Problem details
Gather the lines from the material that contain "with".

Source material
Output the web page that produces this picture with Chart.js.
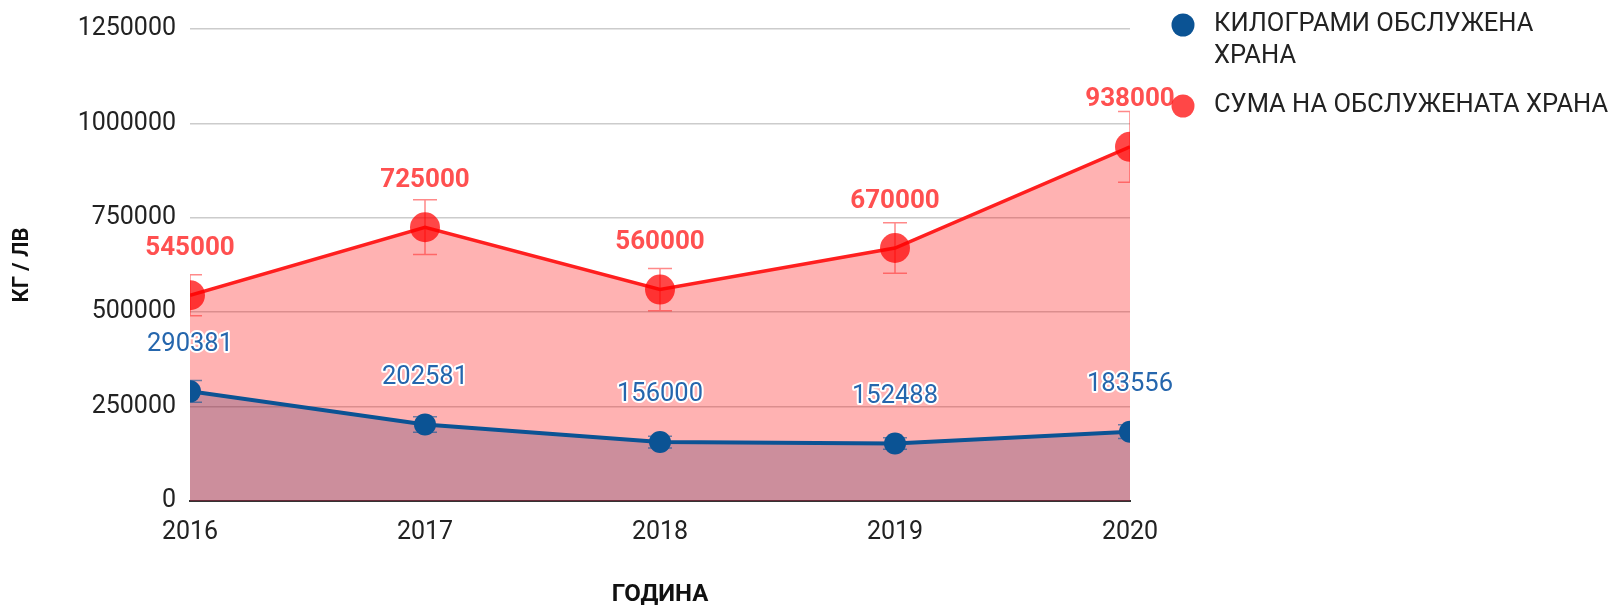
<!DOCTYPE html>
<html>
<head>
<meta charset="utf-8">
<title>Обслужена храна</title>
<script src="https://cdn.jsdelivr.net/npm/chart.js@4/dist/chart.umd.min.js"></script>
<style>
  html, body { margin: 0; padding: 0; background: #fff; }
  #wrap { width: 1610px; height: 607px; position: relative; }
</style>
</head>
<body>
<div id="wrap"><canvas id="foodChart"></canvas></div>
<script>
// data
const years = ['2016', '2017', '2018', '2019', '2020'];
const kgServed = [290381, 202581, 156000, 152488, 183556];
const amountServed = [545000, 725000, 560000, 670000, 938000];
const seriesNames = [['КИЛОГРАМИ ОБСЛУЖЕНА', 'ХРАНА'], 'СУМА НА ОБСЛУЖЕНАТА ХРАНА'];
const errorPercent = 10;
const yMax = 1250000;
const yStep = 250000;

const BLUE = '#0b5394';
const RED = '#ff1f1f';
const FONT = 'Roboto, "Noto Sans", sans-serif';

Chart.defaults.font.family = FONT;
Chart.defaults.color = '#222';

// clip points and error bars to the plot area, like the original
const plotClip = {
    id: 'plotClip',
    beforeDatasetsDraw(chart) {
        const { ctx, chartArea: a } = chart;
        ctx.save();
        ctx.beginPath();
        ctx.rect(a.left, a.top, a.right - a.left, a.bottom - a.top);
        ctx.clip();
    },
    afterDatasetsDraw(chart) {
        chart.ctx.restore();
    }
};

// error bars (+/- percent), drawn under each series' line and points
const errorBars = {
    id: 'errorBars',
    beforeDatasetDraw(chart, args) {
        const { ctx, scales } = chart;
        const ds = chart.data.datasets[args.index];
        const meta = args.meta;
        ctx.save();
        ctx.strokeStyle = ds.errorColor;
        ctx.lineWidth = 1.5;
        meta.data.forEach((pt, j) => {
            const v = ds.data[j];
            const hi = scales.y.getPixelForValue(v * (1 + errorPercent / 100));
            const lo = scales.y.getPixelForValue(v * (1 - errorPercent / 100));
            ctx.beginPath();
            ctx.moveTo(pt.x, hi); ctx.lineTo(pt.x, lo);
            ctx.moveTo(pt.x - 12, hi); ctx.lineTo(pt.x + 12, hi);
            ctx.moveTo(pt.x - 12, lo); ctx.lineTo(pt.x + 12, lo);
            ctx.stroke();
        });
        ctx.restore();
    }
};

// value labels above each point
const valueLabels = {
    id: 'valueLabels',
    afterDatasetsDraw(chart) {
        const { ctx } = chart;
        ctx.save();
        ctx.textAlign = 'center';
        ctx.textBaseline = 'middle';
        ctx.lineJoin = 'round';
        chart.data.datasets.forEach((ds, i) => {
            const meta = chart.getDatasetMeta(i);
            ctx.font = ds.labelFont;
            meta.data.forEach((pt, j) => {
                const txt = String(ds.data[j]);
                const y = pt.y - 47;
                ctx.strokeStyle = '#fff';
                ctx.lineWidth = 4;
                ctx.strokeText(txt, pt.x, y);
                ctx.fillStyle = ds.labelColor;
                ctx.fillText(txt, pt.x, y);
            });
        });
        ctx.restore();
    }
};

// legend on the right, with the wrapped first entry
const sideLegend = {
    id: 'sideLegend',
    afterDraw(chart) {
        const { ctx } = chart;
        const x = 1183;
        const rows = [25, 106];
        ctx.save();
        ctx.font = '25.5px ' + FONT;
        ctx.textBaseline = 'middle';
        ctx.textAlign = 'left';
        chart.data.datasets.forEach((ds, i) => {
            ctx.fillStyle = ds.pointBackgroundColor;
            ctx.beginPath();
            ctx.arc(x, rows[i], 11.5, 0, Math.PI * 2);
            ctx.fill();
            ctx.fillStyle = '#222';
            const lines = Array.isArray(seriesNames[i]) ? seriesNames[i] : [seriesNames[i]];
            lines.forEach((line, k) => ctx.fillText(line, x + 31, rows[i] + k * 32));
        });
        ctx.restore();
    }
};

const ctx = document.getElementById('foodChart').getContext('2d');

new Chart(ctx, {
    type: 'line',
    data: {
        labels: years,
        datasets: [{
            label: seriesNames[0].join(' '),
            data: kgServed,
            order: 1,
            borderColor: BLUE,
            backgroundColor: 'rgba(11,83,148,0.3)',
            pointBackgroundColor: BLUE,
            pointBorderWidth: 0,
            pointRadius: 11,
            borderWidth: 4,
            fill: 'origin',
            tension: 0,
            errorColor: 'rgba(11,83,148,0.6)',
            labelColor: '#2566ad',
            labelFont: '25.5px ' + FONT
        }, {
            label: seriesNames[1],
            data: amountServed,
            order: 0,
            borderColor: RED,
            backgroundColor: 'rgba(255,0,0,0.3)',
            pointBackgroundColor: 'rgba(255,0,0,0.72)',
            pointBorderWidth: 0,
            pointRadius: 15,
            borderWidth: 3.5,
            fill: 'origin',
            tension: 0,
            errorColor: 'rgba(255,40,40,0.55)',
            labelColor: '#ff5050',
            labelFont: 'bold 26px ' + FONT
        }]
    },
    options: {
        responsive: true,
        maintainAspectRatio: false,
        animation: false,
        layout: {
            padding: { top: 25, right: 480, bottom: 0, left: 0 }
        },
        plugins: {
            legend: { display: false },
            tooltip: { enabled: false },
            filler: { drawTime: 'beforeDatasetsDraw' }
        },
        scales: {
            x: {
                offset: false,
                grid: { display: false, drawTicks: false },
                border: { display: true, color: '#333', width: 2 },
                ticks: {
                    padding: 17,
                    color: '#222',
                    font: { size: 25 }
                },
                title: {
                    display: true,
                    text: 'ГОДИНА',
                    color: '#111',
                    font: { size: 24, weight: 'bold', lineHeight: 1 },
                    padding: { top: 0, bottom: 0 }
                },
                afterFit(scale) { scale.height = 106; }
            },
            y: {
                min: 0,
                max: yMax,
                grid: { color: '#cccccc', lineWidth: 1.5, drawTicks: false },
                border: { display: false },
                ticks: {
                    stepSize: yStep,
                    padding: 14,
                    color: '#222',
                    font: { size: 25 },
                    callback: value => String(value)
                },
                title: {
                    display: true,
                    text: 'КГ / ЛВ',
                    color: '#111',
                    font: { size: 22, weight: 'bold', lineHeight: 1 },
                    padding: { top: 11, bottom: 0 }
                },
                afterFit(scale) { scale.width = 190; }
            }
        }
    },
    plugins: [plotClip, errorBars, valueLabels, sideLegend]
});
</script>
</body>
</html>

Written response
Output the web page that produces this picture with Chart.js.
// legend on the right, with the wrapped first entry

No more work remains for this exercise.